**Work instructions:**
With the images removed, repeat the data below exactly.

**Supplied information:**
○ ○ ○ ○ ○ ○ ○

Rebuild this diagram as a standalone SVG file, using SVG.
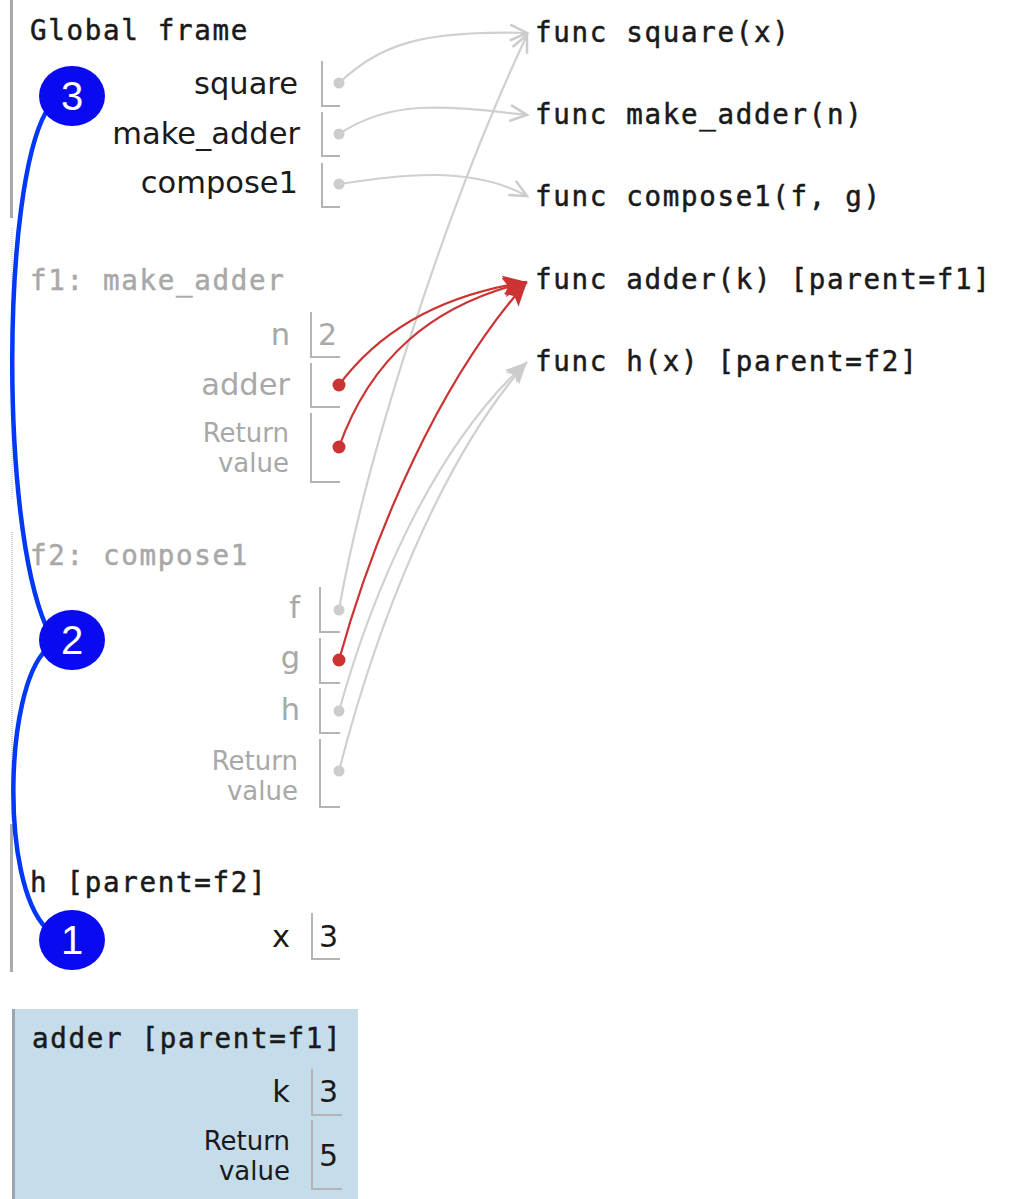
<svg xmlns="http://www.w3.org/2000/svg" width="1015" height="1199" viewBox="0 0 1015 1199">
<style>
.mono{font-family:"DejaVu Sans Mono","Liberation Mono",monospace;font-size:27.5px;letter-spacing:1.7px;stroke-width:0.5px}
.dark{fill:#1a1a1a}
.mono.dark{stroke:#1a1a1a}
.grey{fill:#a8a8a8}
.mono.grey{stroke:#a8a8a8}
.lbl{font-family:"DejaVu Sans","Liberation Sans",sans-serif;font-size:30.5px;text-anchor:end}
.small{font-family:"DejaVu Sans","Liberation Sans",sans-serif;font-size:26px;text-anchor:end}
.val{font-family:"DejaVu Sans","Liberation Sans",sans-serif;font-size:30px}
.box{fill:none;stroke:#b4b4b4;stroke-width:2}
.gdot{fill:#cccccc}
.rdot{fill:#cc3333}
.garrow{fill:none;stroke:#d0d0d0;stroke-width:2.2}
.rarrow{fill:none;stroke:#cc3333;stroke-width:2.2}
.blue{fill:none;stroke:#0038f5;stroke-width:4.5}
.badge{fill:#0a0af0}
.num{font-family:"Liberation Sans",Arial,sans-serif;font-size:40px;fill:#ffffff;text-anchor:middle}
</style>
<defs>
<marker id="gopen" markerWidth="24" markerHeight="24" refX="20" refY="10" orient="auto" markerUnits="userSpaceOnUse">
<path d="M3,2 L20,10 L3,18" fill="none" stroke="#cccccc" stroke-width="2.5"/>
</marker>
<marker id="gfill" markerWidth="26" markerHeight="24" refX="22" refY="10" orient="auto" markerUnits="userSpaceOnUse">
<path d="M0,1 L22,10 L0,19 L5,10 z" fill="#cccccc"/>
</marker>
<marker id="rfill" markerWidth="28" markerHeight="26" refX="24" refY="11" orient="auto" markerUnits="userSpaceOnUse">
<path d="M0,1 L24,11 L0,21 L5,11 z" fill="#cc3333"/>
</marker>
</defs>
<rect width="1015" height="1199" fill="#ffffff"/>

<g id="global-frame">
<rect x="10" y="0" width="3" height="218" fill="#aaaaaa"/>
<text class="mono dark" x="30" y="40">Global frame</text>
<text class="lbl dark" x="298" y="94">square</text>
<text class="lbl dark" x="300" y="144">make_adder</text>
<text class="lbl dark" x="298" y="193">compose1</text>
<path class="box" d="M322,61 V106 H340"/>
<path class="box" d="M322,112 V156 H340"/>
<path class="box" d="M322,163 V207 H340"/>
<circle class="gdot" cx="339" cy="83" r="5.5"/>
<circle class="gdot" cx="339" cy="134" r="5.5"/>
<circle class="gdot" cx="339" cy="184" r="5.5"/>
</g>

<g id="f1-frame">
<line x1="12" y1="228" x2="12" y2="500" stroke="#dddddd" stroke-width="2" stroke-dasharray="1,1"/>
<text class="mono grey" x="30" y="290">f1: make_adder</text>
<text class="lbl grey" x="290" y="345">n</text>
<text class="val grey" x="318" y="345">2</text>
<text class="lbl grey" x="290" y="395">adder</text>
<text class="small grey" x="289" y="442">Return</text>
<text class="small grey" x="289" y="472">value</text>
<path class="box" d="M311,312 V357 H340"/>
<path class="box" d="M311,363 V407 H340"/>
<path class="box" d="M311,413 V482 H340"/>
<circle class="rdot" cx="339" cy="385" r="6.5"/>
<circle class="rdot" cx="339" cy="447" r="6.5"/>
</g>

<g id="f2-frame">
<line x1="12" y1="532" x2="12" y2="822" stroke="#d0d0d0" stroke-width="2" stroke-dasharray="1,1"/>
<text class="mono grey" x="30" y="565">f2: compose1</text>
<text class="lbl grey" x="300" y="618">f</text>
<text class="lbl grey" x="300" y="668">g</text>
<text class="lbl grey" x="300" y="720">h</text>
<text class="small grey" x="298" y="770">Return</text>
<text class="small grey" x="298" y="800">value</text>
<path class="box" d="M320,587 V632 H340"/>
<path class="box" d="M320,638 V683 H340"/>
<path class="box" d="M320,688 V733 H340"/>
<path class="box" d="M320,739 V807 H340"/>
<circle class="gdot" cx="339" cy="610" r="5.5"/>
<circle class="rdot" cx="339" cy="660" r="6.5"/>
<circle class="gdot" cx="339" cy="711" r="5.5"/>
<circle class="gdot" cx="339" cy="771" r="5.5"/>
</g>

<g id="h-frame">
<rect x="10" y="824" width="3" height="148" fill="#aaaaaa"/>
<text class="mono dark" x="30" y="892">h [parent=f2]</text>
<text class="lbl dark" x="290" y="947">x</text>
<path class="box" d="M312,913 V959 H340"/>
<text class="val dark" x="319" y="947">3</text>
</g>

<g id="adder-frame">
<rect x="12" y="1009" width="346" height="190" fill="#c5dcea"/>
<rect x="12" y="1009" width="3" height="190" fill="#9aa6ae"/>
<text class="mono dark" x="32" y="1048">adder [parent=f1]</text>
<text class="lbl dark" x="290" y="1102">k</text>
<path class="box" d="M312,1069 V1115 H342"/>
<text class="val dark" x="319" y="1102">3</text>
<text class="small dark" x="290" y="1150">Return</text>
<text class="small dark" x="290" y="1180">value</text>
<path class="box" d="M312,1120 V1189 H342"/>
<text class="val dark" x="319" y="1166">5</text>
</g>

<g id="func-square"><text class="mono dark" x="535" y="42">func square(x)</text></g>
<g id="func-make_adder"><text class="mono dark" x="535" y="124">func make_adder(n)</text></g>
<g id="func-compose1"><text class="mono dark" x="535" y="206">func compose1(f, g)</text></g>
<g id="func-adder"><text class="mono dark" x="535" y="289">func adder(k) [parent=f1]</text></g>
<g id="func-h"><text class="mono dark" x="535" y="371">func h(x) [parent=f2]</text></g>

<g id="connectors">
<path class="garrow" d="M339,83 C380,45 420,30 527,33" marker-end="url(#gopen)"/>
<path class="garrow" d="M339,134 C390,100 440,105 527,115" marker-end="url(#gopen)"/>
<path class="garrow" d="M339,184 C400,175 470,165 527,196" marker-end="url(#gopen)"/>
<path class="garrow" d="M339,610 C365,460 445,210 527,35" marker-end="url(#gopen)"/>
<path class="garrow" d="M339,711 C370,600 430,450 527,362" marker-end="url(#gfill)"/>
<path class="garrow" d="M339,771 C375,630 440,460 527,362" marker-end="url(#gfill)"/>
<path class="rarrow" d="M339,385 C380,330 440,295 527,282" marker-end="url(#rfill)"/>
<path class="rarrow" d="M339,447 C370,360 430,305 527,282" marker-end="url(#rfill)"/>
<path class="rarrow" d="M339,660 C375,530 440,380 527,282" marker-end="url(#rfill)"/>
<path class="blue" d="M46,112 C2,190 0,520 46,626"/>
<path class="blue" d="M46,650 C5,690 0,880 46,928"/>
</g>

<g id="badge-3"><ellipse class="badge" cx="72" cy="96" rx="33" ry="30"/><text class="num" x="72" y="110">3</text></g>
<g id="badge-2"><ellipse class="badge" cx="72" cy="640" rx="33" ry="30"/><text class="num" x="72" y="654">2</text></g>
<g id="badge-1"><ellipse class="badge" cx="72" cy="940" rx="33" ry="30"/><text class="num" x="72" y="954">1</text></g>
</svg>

○ ○ ○ ○ ○ ○ ○

**Reply:**
Rebuild this diagram as a standalone SVG file, using SVG.
<svg xmlns="http://www.w3.org/2000/svg" width="1015" height="1199" viewBox="0 0 1015 1199">
<style>
.mono{font-family:"DejaVu Sans Mono","Liberation Mono",monospace;font-size:27.5px;letter-spacing:1.7px;stroke-width:0.5px}
.dark{fill:#1a1a1a}
.mono.dark{stroke:#1a1a1a}
.grey{fill:#a8a8a8}
.mono.grey{stroke:#a8a8a8}
.lbl{font-family:"DejaVu Sans","Liberation Sans",sans-serif;font-size:30.5px;text-anchor:end}
.small{font-family:"DejaVu Sans","Liberation Sans",sans-serif;font-size:26px;text-anchor:end}
.val{font-family:"DejaVu Sans","Liberation Sans",sans-serif;font-size:30px}
.box{fill:none;stroke:#b4b4b4;stroke-width:2}
.gdot{fill:#cccccc}
.rdot{fill:#cc3333}
.garrow{fill:none;stroke:#d0d0d0;stroke-width:2.2}
.rarrow{fill:none;stroke:#cc3333;stroke-width:2.2}
.blue{fill:none;stroke:#0038f5;stroke-width:4.5}
.badge{fill:#0a0af0}
.num{font-family:"Liberation Sans",Arial,sans-serif;font-size:40px;fill:#ffffff;text-anchor:middle}
</style>
<defs>
<marker id="gopen" markerWidth="24" markerHeight="24" refX="20" refY="10" orient="auto" markerUnits="userSpaceOnUse">
<path d="M3,2 L20,10 L3,18" fill="none" stroke="#cccccc" stroke-width="2.5"/>
</marker>
<marker id="gfill" markerWidth="26" markerHeight="24" refX="22" refY="10" orient="auto" markerUnits="userSpaceOnUse">
<path d="M0,1 L22,10 L0,19 L5,10 z" fill="#cccccc"/>
</marker>
<marker id="rfill" markerWidth="28" markerHeight="26" refX="24" refY="11" orient="auto" markerUnits="userSpaceOnUse">
<path d="M0,1 L24,11 L0,21 L5,11 z" fill="#cc3333"/>
</marker>
</defs>
<rect width="1015" height="1199" fill="#ffffff"/>

<g id="global-frame">
<rect x="10" y="0" width="3" height="218" fill="#aaaaaa"/>
<text class="mono dark" x="30" y="40">Global frame</text>
<text class="lbl dark" x="298" y="94">square</text>
<text class="lbl dark" x="300" y="144">make_adder</text>
<text class="lbl dark" x="298" y="193">compose1</text>
<path class="box" d="M322,61 V106 H340"/>
<path class="box" d="M322,112 V156 H340"/>
<path class="box" d="M322,163 V207 H340"/>
<circle class="gdot" cx="339" cy="83" r="5.5"/>
<circle class="gdot" cx="339" cy="134" r="5.5"/>
<circle class="gdot" cx="339" cy="184" r="5.5"/>
</g>

<g id="f1-frame">
<line x1="12" y1="228" x2="12" y2="500" stroke="#dddddd" stroke-width="2" stroke-dasharray="1,1"/>
<text class="mono grey" x="30" y="290">f1: make_adder</text>
<text class="lbl grey" x="290" y="345">n</text>
<text class="val grey" x="318" y="345">2</text>
<text class="lbl grey" x="290" y="395">adder</text>
<text class="small grey" x="289" y="442">Return</text>
<text class="small grey" x="289" y="472">value</text>
<path class="box" d="M311,312 V357 H340"/>
<path class="box" d="M311,363 V407 H340"/>
<path class="box" d="M311,413 V482 H340"/>
<circle class="rdot" cx="339" cy="385" r="6.5"/>
<circle class="rdot" cx="339" cy="447" r="6.5"/>
</g>

<g id="f2-frame">
<line x1="12" y1="532" x2="12" y2="822" stroke="#d0d0d0" stroke-width="2" stroke-dasharray="1,1"/>
<text class="mono grey" x="30" y="565">f2: compose1</text>
<text class="lbl grey" x="300" y="618">f</text>
<text class="lbl grey" x="300" y="668">g</text>
<text class="lbl grey" x="300" y="720">h</text>
<text class="small grey" x="298" y="770">Return</text>
<text class="small grey" x="298" y="800">value</text>
<path class="box" d="M320,587 V632 H340"/>
<path class="box" d="M320,638 V683 H340"/>
<path class="box" d="M320,688 V733 H340"/>
<path class="box" d="M320,739 V807 H340"/>
<circle class="gdot" cx="339" cy="610" r="5.5"/>
<circle class="rdot" cx="339" cy="660" r="6.5"/>
<circle class="gdot" cx="339" cy="711" r="5.5"/>
<circle class="gdot" cx="339" cy="771" r="5.5"/>
</g>

<g id="h-frame">
<rect x="10" y="824" width="3" height="148" fill="#aaaaaa"/>
<text class="mono dark" x="30" y="892">h [parent=f2]</text>
<text class="lbl dark" x="290" y="947">x</text>
<path class="box" d="M312,913 V959 H340"/>
<text class="val dark" x="319" y="947">3</text>
</g>

<g id="adder-frame">
<rect x="12" y="1009" width="346" height="190" fill="#c5dcea"/>
<rect x="12" y="1009" width="3" height="190" fill="#9aa6ae"/>
<text class="mono dark" x="32" y="1048">adder [parent=f1]</text>
<text class="lbl dark" x="290" y="1102">k</text>
<path class="box" d="M312,1069 V1115 H342"/>
<text class="val dark" x="319" y="1102">3</text>
<text class="small dark" x="290" y="1150">Return</text>
<text class="small dark" x="290" y="1180">value</text>
<path class="box" d="M312,1120 V1189 H342"/>
<text class="val dark" x="319" y="1166">5</text>
</g>

<g id="func-square"><text class="mono dark" x="535" y="42">func square(x)</text></g>
<g id="func-make_adder"><text class="mono dark" x="535" y="124">func make_adder(n)</text></g>
<g id="func-compose1"><text class="mono dark" x="535" y="206">func compose1(f, g)</text></g>
<g id="func-adder"><text class="mono dark" x="535" y="289">func adder(k) [parent=f1]</text></g>
<g id="func-h"><text class="mono dark" x="535" y="371">func h(x) [parent=f2]</text></g>

<g id="connectors">
<path class="garrow" d="M339,83 C380,45 420,30 527,33" marker-end="url(#gopen)"/>
<path class="garrow" d="M339,134 C390,100 440,105 527,115" marker-end="url(#gopen)"/>
<path class="garrow" d="M339,184 C400,175 470,165 527,196" marker-end="url(#gopen)"/>
<path class="garrow" d="M339,610 C365,460 445,210 527,35" marker-end="url(#gopen)"/>
<path class="garrow" d="M339,711 C370,600 430,450 527,362" marker-end="url(#gfill)"/>
<path class="garrow" d="M339,771 C375,630 440,460 527,362" marker-end="url(#gfill)"/>
<path class="rarrow" d="M339,385 C380,330 440,295 527,282" marker-end="url(#rfill)"/>
<path class="rarrow" d="M339,447 C370,360 430,305 527,282" marker-end="url(#rfill)"/>
<path class="rarrow" d="M339,660 C375,530 440,380 527,282" marker-end="url(#rfill)"/>
<path class="blue" d="M46,112 C2,190 0,520 46,626"/>
<path class="blue" d="M46,650 C5,690 0,880 46,928"/>
</g>

<g id="badge-3"><ellipse class="badge" cx="72" cy="96" rx="33" ry="30"/><text class="num" x="72" y="110">3</text></g>
<g id="badge-2"><ellipse class="badge" cx="72" cy="640" rx="33" ry="30"/><text class="num" x="72" y="654">2</text></g>
<g id="badge-1"><ellipse class="badge" cx="72" cy="940" rx="33" ry="30"/><text class="num" x="72" y="954">1</text></g>
</svg>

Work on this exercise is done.